In recent years, the DOJ has attempted to address these criticisms. The “Monaco Memo,” issued in 2022, re-emphasized that a company's first priority in seeking a DPA must be to swiftly and completely disclose all information about individual wrongdoers. This policy aims to ensure that even when a company gets a DPA, the executives responsible do not.
On the Horizon: How Technology and Society are Changing the Law
The world of corporate crime is constantly evolving, and the use of DPAs is evolving with it. Several trends are shaping their future:
- Data Analytics and Compliance: Companies are now using sophisticated data analytics to proactively monitor for misconduct. The DOJ expects this. In the future, a company's failure to use available technology to prevent crime may be a strong factor against granting a DPA.
- National Security and Cybersecurity: DPAs are increasingly being used in cases involving sanctions violations, export control violations, and corporate failures that lead to major cybersecurity breaches. As data becomes a critical national asset, expect to see DPAs used to force companies to strengthen their cyber defenses.
- ESG (Environmental, Social, and Governance): There is growing pressure to use criminal enforcement tools to address corporate environmental crimes and human rights violations (e.g., use of forced labor in supply chains). The DPA framework could be adapted to require companies to reform their environmental and social practices.
The DPA will likely remain a central, if controversial, feature of the American legal landscape. Its future will be defined by the constant tension between holding powerful corporations accountable and the practical realities of a globalized economy.
Glossary of Related Terms
- `non_prosecution_agreement` (NPA): A similar agreement where the government agrees not to file charges at all, often used for companies with exemplary cooperation.
- `corporate_monitor`: An independent expert appointed to oversee a company's compliance with a DPA.
- `plea_bargain`: An agreement where a defendant pleads guilty to a lesser charge or for a lighter sentence, resulting in a criminal conviction.
- `white_collar_crime`: Non-violent, financially motivated crimes committed by business and government professionals.
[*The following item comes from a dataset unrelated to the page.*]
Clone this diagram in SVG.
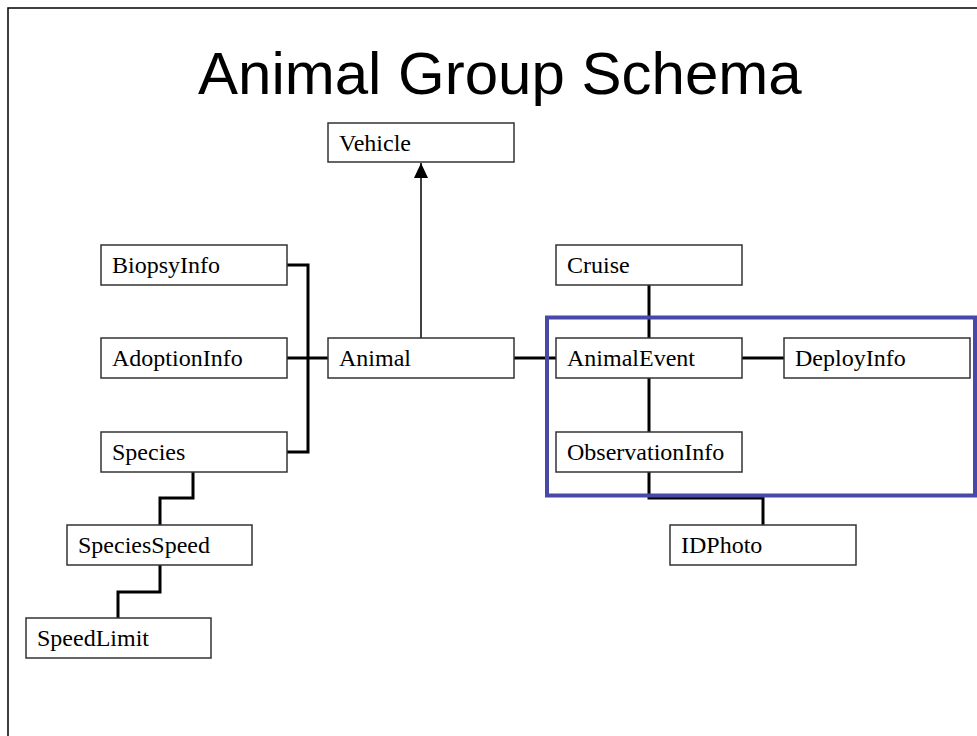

- `corporate_liability`: The legal principle that a corporation, as a legal entity, can be held responsible for the illegal acts of its employees.
- `foreign_corrupt_practices_act` (FCPA): A U.S. law that prohibits bribing foreign officials to win business.
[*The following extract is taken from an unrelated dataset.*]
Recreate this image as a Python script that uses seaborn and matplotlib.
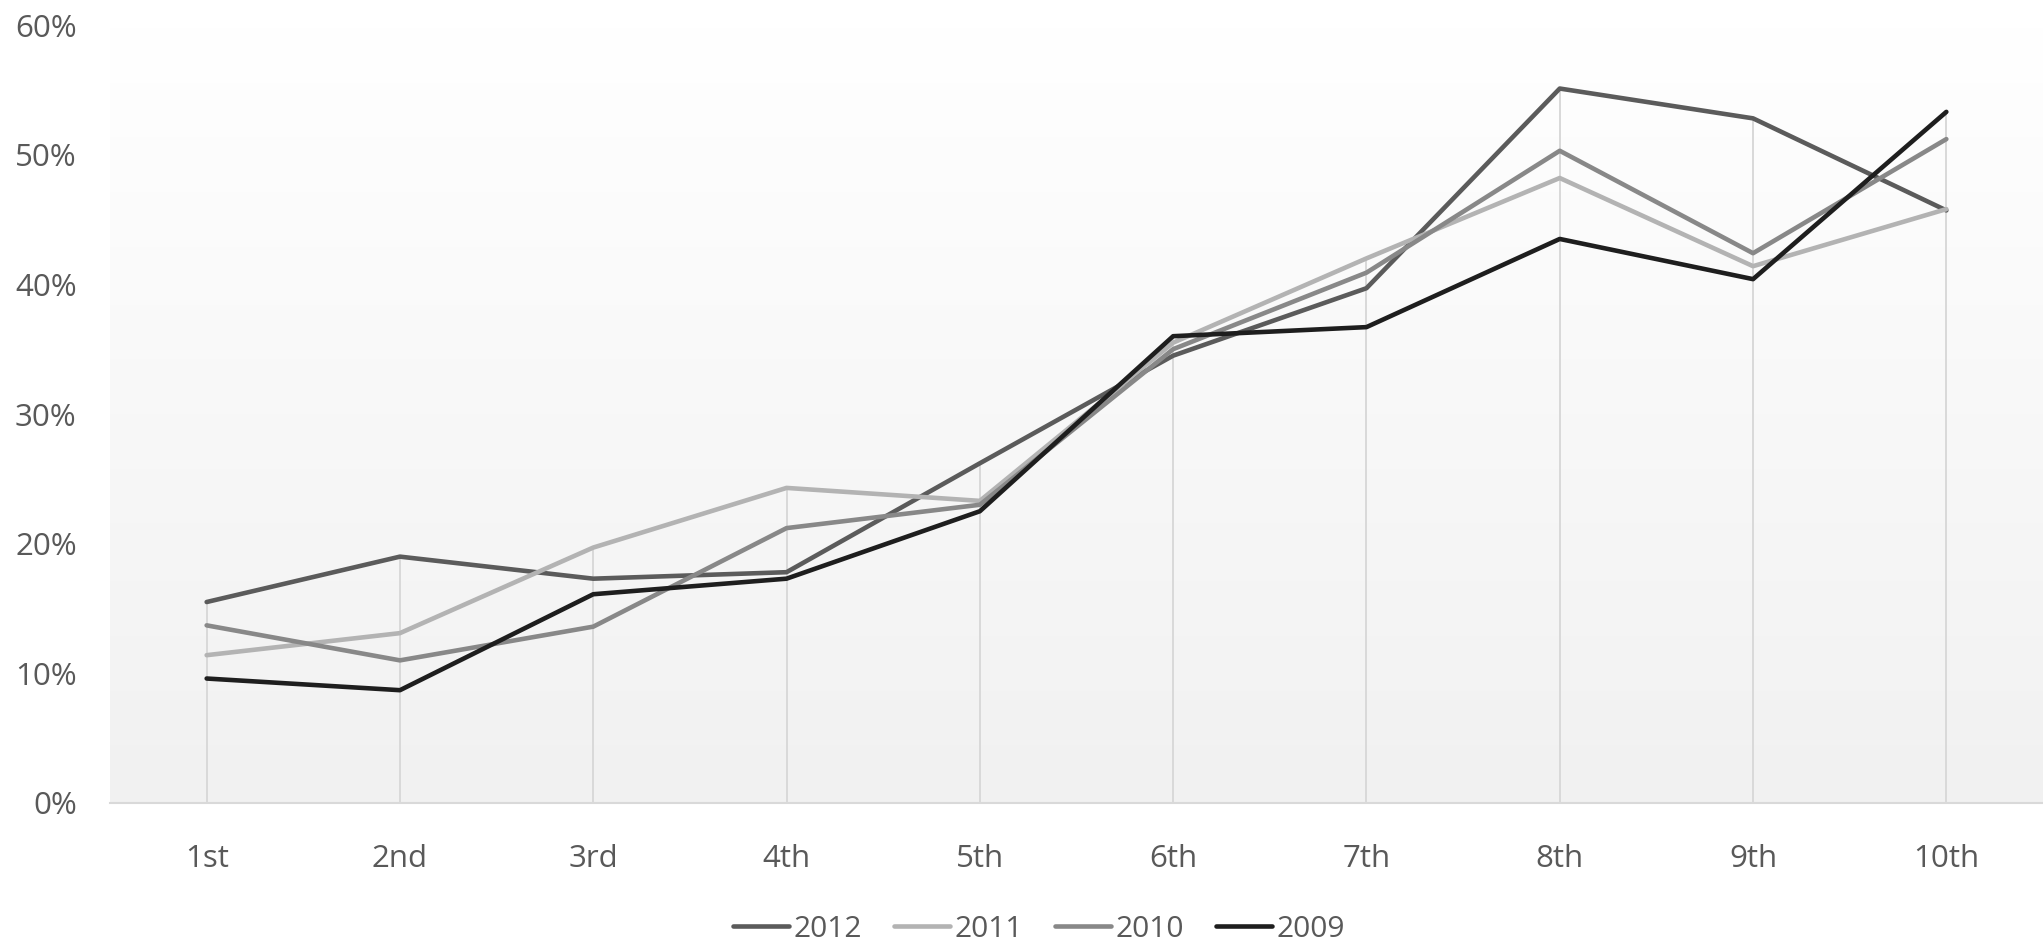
import numpy as np
import pandas as pd
import matplotlib
matplotlib.use("Agg")
import matplotlib.pyplot as plt
import seaborn as sns
from matplotlib.ticker import PercentFormatter, MultipleLocator
from matplotlib.colors import LinearSegmentedColormap

categories = ["1st", "2nd", "3rd", "4th", "5th", "6th", "7th", "8th", "9th", "10th"]
years = ["2012", "2011", "2010", "2009"]
v2012 = [15.5, 19.0, 17.3, 17.8, 26.2, 34.5, 39.7, 55.1, 52.8, 45.7]
v2011 = [11.4, 13.1, 19.7, 24.3, 23.3, 35.5, 42.0, 48.2, 41.4, 45.8]
v2010 = [13.7, 11.0, 13.6, 21.2, 23.0, 35.0, 40.9, 50.3, 42.4, 51.2]
v2009 = [9.6, 8.7, 16.1, 17.3, 22.5, 36.0, 36.7, 43.5, 40.4, 53.3]

series = {"2012": v2012, "2011": v2011, "2010": v2010, "2009": v2009}
colors = {"2012": "#5b5b5b", "2011": "#b3b3b3", "2010": "#888888", "2009": "#1e1e1e"}

df = pd.DataFrame([
    {"cat": c, "year": y, "value": v}
    for y in years for c, v in zip(categories, series[y])
])

sns.set_theme(style="white")
plt.rcParams['font.family'] = ['Open Sans', 'DejaVu Sans']
txt = "#595959"

fig = plt.figure(figsize=(20.43, 9.46), dpi=100)
ax = fig.add_axes([110 / 2043, 1 - 803 / 946, 1 - 110 / 2043, (803 - 25) / 946])

# gradient background
cmap = LinearSegmentedColormap.from_list("bg", ["#f1f1f1", "#ffffff"])
grad = np.linspace(0, 1, 256).reshape(-1, 1)
ax.imshow(grad, extent=(-0.5, 9.5, 0, 60), origin="lower", aspect="auto",
          cmap=cmap, zorder=0)

# drop lines
maxvals = np.max(np.array([v2012, v2011, v2010, v2009]), axis=0)
ax.vlines(np.arange(len(categories)), 0, maxvals, color="#d9d9d9", lw=1.4, zorder=1)

sns.lineplot(data=df, x="cat", y="value", hue="year", hue_order=years,
             palette=colors, linewidth=3.3, sort=False, ax=ax, zorder=3)

ax.set_xlim(-0.5, 9.5)
ax.set_ylim(0, 60)
ax.yaxis.set_major_locator(MultipleLocator(10))
ax.yaxis.set_major_formatter(PercentFormatter(decimals=0))
ax.set_xlabel("")
ax.set_ylabel("")
for s in ["top", "left", "right"]:
    ax.spines[s].set_visible(False)
ax.spines["bottom"].set_color("#d9d9d9")
ax.spines["bottom"].set_linewidth(1.5)
ax.spines["bottom"].set_zorder(2)
ax.tick_params(axis="y", length=0, pad=24, labelsize=22.5, labelcolor=txt)
ax.tick_params(axis="x", length=0, pad=29.5, labelsize=22.5, labelcolor=txt)
ax.grid(False)

handles, labels = ax.get_legend_handles_labels()
ax.get_legend().remove()
leg = fig.legend(handles, labels, loc="center", bbox_to_anchor=(1039 / 2043, 1 - 929 / 946),
                 ncol=4, frameon=False, fontsize=21.5, handlelength=1.9,
                 handletextpad=0.15, columnspacing=1.05)
for t in leg.get_texts():
    t.set_color(txt)

fig.savefig("out.png", dpi=100)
- `department_of_justice` (DOJ): The federal executive department responsible for the enforcement of federal laws.
- `prosecutorial_discretion`: The authority of a prosecutor to decide what charges to bring and how to pursue a criminal case.
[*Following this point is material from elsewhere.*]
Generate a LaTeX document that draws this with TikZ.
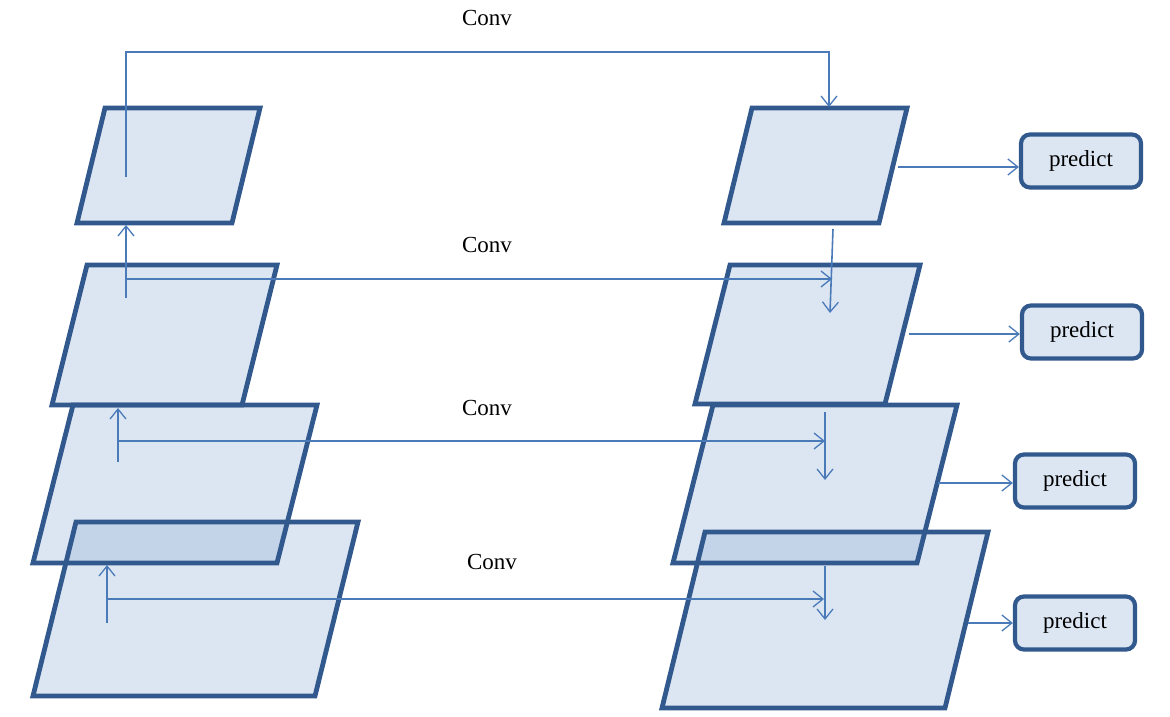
\documentclass[tikz,border=0pt]{standalone}
\usepackage{fontspec}
\setmainfont{Liberation Serif}
\usepackage{xcolor}
\usetikzlibrary{arrows.meta}
\definecolor{PlaneFill}{RGB}{220,230,242}
\definecolor{PlaneOver}{RGB}{195,212,233}
\definecolor{PlaneEdge}{RGB}{50,89,142}
\definecolor{LinkBlue}{RGB}{74,122,184}

\begin{document}
\begin{tikzpicture}[x=1pt,y=-1pt,
  plane/.style={draw=PlaneEdge,line width=4.8pt,line join=miter},
  pbox/.style={rounded corners=9pt,draw=PlaneEdge,line width=4.2pt,fill=PlaneFill,minimum width=120pt,minimum height=53pt,inner sep=0pt,font=\fontsize{23}{26}\selectfont},
  arr/.style={-{Straight Barb[length=10pt,width=16pt,line width=1.3pt]},LinkBlue,line width=1.6pt},
  lbl/.style={font=\fontsize{23}{26}\selectfont}
]
\useasboundingbox (0,0) rectangle (1170,717);
% corners of the feature planes: name/left x/top y/width/height/slant
\foreach \n/\tx/\ty/\w/\h/\s in {l1/105/108/155/115/28, l2/87/265/190/140/35,
    l3/73/405/244/158/40, l4/76/522/282/174/43, r1/752/108/155/115/28,
    r2/730/265/190/139/35, r3/713/405/244/158/40, r4/705/532/283/176/43}{
  \coordinate (\n-nw) at (\tx,\ty);
  \coordinate (\n-ne) at (\tx+\w,\ty);
  \coordinate (\n-se) at (\tx+\w-\s,\ty+\h);
  \coordinate (\n-sw) at (\tx-\s,\ty+\h);
}
\foreach \n in {l1,l2,l3,l4,r1,r2,r3,r4}
  \fill[PlaneFill] (\n-nw) -- (\n-ne) -- (\n-se) -- (\n-sw) -- cycle;
% darker band where the two lower planes overlap
\foreach \a/\b in {l3/l4, r3/r4}{
  \begin{scope}
    \clip (\a-nw) -- (\a-ne) -- (\a-se) -- (\a-sw) -- cycle;
    \fill[PlaneOver] (\b-nw) -- (\b-ne) -- (\b-se) -- (\b-sw) -- cycle;
  \end{scope}
}
\foreach \n in {l1,l2,l3,l4,r1,r2,r3,r4}
  \draw[plane] (\n-nw) -- (\n-ne) -- (\n-se) -- (\n-sw) -- cycle;

\node[pbox] (p1) at (1081,161) {predict};
\node[pbox] (p2) at (1082,332) {predict};
\node[pbox] (p3) at (1075,481) {predict};
\node[pbox] (p4) at (1075,623) {predict};

\node[lbl] (conv1) at (487,18) {Conv};
\node[lbl] (conv2) at (487,245) {Conv};
\node[lbl] (conv3) at (487,408) {Conv};
\node[lbl] (conv4) at (492,562) {Conv};

% connector ends
\coordinate (a1) at (126,177);
\coordinate (k1) at (829,52);
\coordinate (b1) at (829,107);
\coordinate (u2) at (126,298);
\coordinate (t2) at (126,225);
\coordinate (a2) at (126,279);
\coordinate (b2) at (832,279);
\coordinate (u3) at (118,462);
\coordinate (t3) at (118,408);
\coordinate (a3) at (118,441);
\coordinate (b3) at (825,441);
\coordinate (u4) at (107,623);
\coordinate (t4) at (107,565);
\coordinate (a4) at (107,599);
\coordinate (b4) at (824,599);
\coordinate (d1) at (833,229);
\coordinate (e1) at (830,313);
\coordinate (d2) at (825,412);
\coordinate (e2) at (825,480);
\coordinate (d3) at (825,566);
\coordinate (e3) at (825,620);
\coordinate (o1) at (898,167);
\coordinate (o2) at (909,334);
\coordinate (o3) at (938,483);
\coordinate (o4) at (968,623);

\draw[arr] (a1) |- (k1) -- (b1);
\draw[arr] (u2) -- (t2);
\draw[arr] (u3) -- (t3);
\draw[arr] (u4) -- (t4);
\draw[arr] (a2) -- (b2);
\draw[arr] (a3) -- (b3);
\draw[arr] (a4) -- (b4);
\draw[arr] (d1) -- (e1);
\draw[arr] (d2) -- (e2);
\draw[arr] (d3) -- (e3);
\draw[arr] (o1) -- (o1 -| p1.west);
\draw[arr] (o2) -- (o2 -| p2.west);
\draw[arr] (o3) -- (o3 -| p3.west);
\draw[arr] (o4) -- (o4 -| p4.west);
\end{tikzpicture}
\end{document}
- `pre-trial_diversion`: A program for individuals, typically first-time offenders, that allows for the dismissal of charges after completing certain requirements.
- `restitution`: Financial compensation paid to the victims of a crime.
- `guilty_plea`: A formal admission in court by a defendant that they are guilty of the crime they are charged with.
- `statute_of_limitations`: The deadline for the government to file criminal charges after a crime has been committed.
- `corporate_compliance_program`: The internal policies and procedures a company implements to prevent and detect violations of law.
- `securities_and_exchange_commission` (SEC): The U.S. agency that regulates securities markets and enforces federal securities laws.